A car crash. After graduating, I worked in the advertising industry selling snack food (which I didn’t enjoy) while intending to apply to do a PhD. I sat at home for two weeks with whiplash (there were no serious injuries, thankfully) and it gave me time to think about where to apply and what to do. After that it has been a case of being in the right place and having excellent collaborators and mentors.
What’s your future research agenda?
My PhD supervisor Robert Plomin always said that good ideas are what make your career. The scientists I most admire have had far-reaching ideas about new ways to think about data, or new experimental designs. It’s easy to do the same old thing with slightly new tweaks, but it takes clear thinking and bravery to do something completely avant-garde. Fingers crossed! In the near future, I hope to make some interesting findings in my new project on the causes of psychotic experiences in adolescence.
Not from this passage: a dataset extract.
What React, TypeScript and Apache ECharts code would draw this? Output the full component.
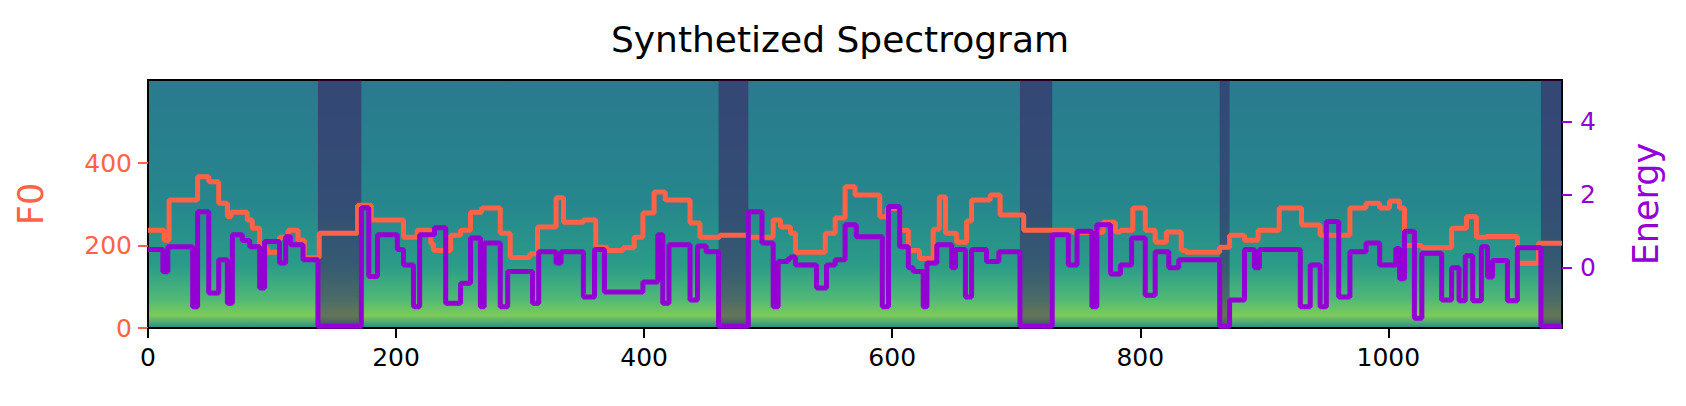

Any advice for even younger psychological scientists? What would you tell someone just now entering graduate school or getting their PhD?
Well done for getting this far. Next step is to be stubborn and only study something you find fascinating that has not been done before. Your findings will make people stop and listen, and the working day will only ever go too fast, which is a privileged situation to be in.
What publication are you most proud of or feel has been most important to your career?
I chose this genome-wide association study; it involved scanning the genome to find common genetic variants associated with risk for autistic traits. We took two novel routes: First, we studied different autistic symptoms separately because there was evidence that social and non-social autistic traits were caused by largely different sets of genetic influences. Second, we used a dimensional measure of autistic traits rather than a categorical affected-unaffected design because we hypothesised that some common genes influencing risk for autism spectrum disorders are also influencing milder manifestations of autistic symptoms in the general population. It included three stages of replication and involved a lot of collaboration and bringing together of skills.
Ronald, A., Butcher, L. M., Docherty, S. L., Davis, O. S. P., Schalkwyk, L. C., Craig, I. W., and Plomin, R. (2010). A genome-wide association study of social and non-social autistic-like traits in the general population using pooled DNA, 500K SNP microarrays, and both community and diagnosed autism replication samples. Behavior Genetics, 40, 31-45.